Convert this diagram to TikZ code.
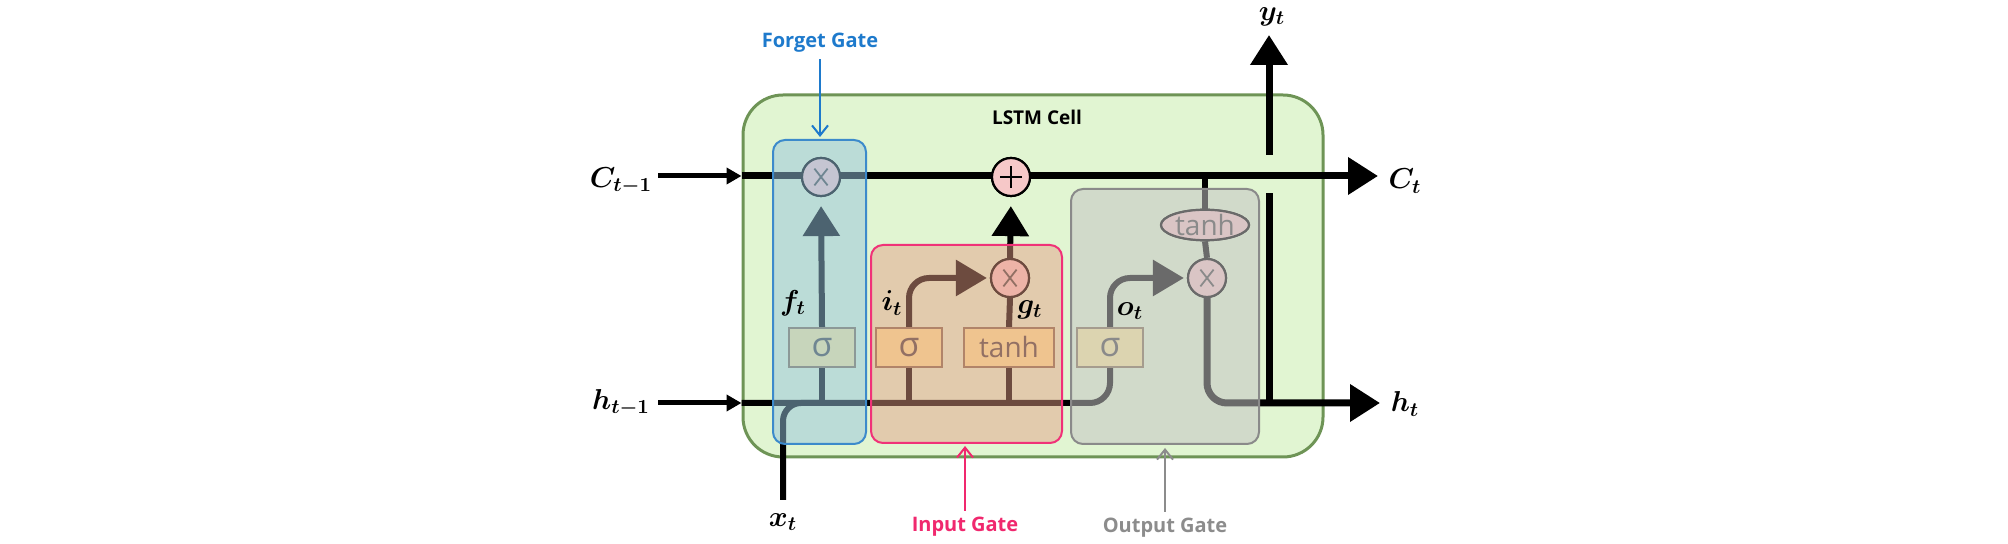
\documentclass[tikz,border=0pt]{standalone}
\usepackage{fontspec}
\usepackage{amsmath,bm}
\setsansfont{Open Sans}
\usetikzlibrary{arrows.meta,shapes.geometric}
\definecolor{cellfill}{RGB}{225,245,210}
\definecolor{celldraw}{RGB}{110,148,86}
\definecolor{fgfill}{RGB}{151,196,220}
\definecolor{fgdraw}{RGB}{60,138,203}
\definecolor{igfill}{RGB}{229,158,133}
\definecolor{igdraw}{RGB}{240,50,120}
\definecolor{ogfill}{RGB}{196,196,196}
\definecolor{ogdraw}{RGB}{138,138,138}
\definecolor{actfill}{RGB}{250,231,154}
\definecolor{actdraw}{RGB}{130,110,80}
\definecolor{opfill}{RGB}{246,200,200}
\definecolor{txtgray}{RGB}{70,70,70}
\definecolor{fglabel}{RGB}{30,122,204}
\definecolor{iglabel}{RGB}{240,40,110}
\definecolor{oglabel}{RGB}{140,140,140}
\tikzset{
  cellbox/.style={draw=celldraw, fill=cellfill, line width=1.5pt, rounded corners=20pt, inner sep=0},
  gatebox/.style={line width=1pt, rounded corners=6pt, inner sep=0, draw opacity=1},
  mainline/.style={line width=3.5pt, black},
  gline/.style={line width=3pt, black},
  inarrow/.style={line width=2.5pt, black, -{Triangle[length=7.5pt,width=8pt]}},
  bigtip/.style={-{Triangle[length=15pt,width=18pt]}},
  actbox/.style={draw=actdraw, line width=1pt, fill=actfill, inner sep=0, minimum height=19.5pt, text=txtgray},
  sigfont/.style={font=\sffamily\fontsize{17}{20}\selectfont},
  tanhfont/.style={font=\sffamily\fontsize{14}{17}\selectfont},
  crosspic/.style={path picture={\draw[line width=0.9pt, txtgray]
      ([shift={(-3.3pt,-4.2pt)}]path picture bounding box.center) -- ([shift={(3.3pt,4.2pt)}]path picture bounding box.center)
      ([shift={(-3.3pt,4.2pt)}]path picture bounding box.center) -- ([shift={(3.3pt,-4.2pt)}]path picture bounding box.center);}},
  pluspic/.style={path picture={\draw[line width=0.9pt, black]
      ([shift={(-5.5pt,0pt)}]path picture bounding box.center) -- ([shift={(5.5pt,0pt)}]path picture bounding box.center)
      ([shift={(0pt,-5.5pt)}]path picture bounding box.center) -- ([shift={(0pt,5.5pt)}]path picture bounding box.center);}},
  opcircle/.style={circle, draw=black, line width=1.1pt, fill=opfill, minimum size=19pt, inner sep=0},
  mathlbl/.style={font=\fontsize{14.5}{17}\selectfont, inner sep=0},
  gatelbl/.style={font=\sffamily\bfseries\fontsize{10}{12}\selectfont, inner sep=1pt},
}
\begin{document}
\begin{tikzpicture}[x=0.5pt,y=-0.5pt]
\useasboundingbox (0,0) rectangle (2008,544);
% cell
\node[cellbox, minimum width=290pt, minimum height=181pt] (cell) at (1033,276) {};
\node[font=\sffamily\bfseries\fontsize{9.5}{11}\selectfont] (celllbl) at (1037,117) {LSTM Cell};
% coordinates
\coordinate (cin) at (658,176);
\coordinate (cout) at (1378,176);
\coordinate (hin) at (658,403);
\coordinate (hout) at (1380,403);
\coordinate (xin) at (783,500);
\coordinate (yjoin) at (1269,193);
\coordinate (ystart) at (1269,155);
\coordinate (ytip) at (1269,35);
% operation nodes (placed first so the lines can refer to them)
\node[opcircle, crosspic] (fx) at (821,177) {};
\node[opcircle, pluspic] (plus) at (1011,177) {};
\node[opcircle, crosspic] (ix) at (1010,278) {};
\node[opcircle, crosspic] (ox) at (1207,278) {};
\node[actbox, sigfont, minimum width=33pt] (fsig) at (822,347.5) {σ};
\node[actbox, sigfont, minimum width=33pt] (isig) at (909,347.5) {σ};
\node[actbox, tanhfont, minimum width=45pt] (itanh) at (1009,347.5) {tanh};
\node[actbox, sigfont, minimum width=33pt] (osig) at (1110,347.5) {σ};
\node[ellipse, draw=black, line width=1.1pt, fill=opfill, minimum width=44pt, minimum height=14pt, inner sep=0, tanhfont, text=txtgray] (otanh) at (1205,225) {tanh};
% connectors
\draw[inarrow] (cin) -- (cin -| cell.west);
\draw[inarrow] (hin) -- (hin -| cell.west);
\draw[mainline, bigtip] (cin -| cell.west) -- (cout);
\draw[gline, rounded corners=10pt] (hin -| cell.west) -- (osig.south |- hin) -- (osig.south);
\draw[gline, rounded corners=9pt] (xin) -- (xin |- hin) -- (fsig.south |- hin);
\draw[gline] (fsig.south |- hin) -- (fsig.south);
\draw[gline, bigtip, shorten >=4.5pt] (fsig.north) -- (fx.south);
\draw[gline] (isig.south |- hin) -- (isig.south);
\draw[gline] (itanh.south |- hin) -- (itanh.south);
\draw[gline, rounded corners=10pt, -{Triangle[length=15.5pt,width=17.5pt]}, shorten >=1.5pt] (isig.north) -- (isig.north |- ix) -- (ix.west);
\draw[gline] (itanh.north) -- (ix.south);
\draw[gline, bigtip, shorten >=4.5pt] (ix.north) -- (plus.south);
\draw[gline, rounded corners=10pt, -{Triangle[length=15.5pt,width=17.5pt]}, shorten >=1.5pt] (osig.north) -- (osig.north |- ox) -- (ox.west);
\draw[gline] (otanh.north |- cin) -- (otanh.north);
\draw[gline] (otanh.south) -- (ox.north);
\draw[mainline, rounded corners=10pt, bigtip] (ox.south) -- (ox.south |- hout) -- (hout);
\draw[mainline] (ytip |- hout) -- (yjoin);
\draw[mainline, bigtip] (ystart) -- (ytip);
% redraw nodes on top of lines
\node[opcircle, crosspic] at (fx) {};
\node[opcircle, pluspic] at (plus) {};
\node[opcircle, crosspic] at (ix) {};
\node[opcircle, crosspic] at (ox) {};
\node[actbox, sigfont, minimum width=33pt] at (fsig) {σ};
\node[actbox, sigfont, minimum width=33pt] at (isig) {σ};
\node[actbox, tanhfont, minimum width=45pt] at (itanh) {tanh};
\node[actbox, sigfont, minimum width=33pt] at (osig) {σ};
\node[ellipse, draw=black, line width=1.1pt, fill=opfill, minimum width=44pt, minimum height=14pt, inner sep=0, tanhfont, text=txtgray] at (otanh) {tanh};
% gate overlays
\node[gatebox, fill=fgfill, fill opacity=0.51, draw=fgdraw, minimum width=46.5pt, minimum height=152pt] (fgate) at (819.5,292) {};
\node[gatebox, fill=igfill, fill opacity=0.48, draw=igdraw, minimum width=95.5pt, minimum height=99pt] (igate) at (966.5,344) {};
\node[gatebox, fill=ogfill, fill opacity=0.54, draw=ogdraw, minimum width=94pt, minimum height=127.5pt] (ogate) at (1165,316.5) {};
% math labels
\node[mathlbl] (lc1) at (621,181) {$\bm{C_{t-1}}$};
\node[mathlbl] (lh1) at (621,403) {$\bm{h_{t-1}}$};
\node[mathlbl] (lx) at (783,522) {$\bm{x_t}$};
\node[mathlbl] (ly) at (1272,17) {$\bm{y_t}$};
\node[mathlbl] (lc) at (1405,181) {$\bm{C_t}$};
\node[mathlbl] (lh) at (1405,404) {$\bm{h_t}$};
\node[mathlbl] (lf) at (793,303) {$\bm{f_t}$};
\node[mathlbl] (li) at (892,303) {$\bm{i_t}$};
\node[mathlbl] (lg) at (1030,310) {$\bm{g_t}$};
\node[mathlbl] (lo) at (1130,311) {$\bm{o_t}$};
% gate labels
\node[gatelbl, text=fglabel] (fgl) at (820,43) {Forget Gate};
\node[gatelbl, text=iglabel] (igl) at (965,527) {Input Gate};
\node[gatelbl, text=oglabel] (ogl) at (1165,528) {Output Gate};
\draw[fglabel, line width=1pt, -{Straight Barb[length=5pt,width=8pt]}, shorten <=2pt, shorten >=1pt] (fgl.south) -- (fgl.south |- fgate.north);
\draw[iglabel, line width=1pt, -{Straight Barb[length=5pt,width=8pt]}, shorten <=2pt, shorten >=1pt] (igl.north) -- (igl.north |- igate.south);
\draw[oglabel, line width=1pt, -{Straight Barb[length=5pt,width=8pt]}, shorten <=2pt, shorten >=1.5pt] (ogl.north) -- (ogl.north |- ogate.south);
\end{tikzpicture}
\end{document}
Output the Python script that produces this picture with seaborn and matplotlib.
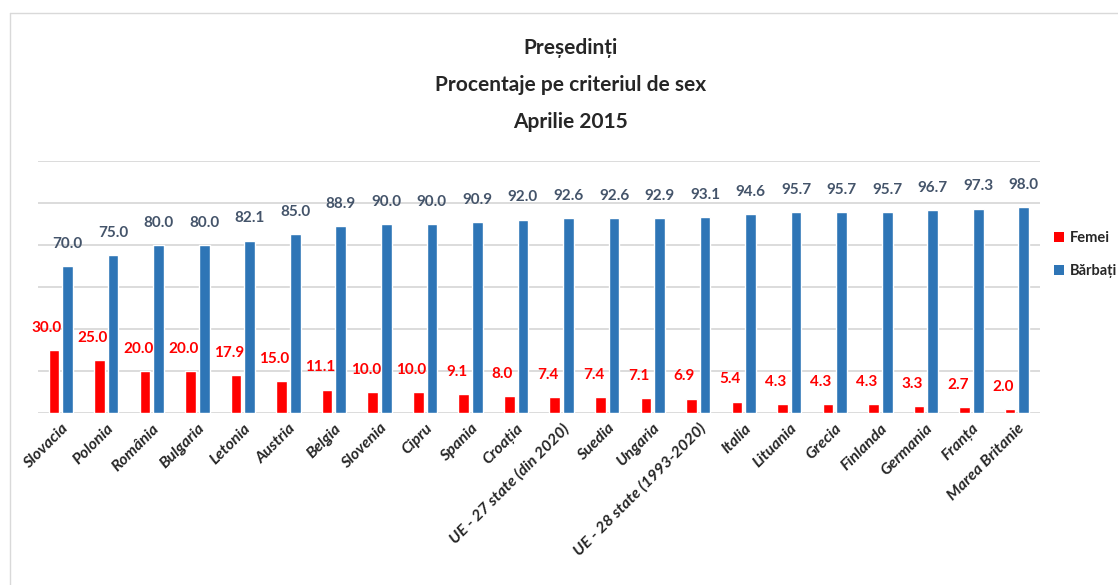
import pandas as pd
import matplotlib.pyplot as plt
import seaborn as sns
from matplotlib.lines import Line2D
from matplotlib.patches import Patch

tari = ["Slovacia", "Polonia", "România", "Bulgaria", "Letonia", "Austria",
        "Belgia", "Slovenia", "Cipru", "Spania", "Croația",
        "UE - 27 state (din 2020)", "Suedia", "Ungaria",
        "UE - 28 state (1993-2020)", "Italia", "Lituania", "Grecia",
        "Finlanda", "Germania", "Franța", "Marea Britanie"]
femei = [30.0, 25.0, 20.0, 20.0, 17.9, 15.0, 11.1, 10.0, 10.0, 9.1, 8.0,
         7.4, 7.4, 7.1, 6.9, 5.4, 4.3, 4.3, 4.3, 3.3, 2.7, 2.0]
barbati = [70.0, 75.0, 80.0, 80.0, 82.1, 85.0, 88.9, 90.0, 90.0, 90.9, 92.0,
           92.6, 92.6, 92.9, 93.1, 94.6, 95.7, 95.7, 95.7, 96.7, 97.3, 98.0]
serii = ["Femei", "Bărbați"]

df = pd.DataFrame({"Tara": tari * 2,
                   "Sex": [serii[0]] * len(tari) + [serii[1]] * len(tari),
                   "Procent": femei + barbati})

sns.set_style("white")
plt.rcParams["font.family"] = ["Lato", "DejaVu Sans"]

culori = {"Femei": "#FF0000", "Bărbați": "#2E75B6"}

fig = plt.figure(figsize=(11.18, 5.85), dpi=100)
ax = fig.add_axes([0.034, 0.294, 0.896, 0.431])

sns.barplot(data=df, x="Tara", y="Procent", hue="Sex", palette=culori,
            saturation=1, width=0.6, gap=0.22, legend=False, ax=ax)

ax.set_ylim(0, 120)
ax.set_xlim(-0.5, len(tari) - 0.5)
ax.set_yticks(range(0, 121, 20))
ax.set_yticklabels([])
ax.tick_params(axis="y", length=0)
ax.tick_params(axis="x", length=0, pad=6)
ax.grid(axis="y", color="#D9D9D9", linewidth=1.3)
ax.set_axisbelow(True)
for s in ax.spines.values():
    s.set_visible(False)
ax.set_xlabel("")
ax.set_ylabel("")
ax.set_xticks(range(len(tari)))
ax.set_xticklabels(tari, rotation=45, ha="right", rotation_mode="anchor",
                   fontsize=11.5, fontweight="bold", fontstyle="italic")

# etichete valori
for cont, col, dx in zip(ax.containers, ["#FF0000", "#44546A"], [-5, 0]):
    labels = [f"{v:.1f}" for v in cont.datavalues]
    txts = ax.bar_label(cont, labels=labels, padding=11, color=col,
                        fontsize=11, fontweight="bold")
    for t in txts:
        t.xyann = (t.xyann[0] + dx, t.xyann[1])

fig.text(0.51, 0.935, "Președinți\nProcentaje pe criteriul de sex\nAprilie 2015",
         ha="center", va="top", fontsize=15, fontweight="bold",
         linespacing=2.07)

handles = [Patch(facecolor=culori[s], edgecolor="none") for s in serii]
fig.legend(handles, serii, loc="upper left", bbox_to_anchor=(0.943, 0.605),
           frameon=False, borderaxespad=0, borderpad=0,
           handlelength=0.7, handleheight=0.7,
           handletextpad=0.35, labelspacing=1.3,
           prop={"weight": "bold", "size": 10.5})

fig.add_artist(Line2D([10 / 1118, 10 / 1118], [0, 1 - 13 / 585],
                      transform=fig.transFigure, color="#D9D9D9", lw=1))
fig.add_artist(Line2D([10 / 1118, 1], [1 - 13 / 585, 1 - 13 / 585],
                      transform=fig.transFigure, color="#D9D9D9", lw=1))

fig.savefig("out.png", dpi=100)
* * * * * * * * *
Only the lines from the one with "Output the Python" through the one with "from matplotlib.patches import Patch", both included, go in the copy, exactly as written. Leave the pictures behind.

Output the Python script that produces this picture with seaborn and matplotlib.
import pandas as pd
import matplotlib.pyplot as plt
import seaborn as sns
from matplotlib.lines import Line2D
from matplotlib.patches import Patch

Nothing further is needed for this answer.